The Coverage column indicates test depth: Smoke runs on every PR; Benchmark runs throughput and latency tests with pass/fail thresholds before release. A Smoke + Benchmark tag means both apply.

Tested Models

Modality Model Coverage
TTS (preset voice) Qwen/Qwen3-TTS-12Hz-1.7B-CustomVoice Smoke + Benchmark
TTS (voice clone) Qwen/Qwen3-TTS-12Hz-1.7B-Base Smoke + Benchmark
FunAudioLLM/CosyVoice3-0.5B Smoke + Benchmark
Image generation black-forest-labs/FLUX.2-klein-4B Smoke + Benchmark
baidu/ERNIE-Image-Turbo Smoke + Benchmark
Video — text-to-video Wan-AI/Wan2.1-T2V-1.3B-Diffusers Smoke + Benchmark
Video — unified create/edit Wan-AI/Wan2.1-VACE-1.3B-Diffusers Smoke + Benchmark
Audio generation stabilityai/stable-audio-open-1.0 Smoke + Benchmark
Omni chat Qwen/Qwen2.5-Omni-3B Benchmark

The Wan2.1-VACE model accepts text plus optional video, mask, or reference image inputs for unified video creation and editing — distinct from the text-only Wan2.1-T2V pipeline.

Model Compatibility

Any model supported by upstream vLLM-Omni should work.

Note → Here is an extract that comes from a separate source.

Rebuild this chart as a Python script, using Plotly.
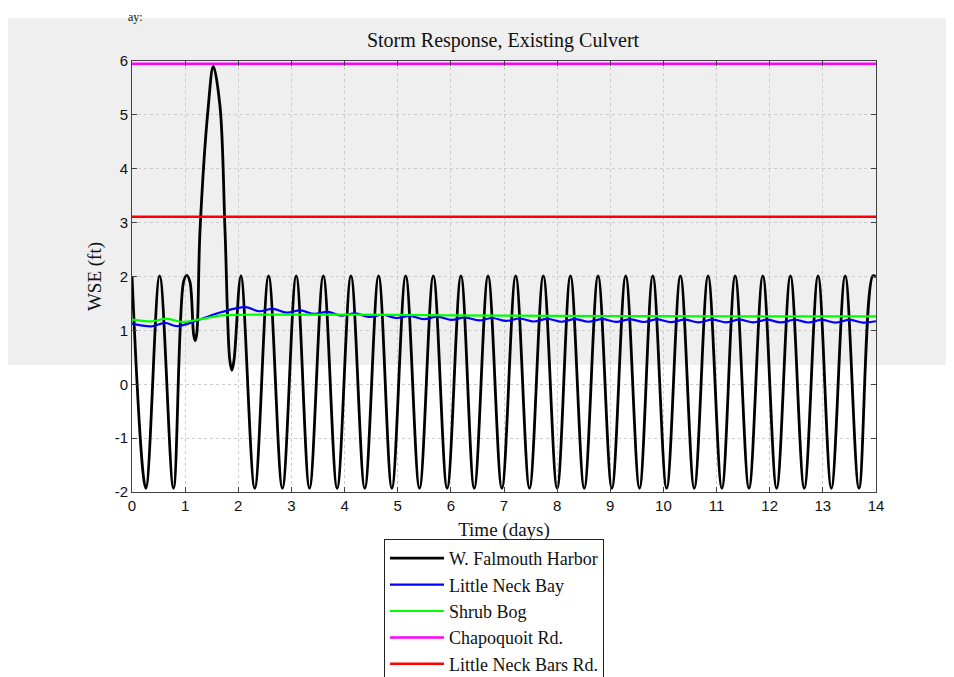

Requirements:

  • Models must have a standard HuggingFace config.json with a recognized model_type, or be diffusers pipeline models with model_index.json.
  • Multi-stage omni models (thinker + talker + decoder) like Qwen2.5-Omni need significantly more VRAM than the model size suggests. Refer to individual model cards for minimum GPU requirements.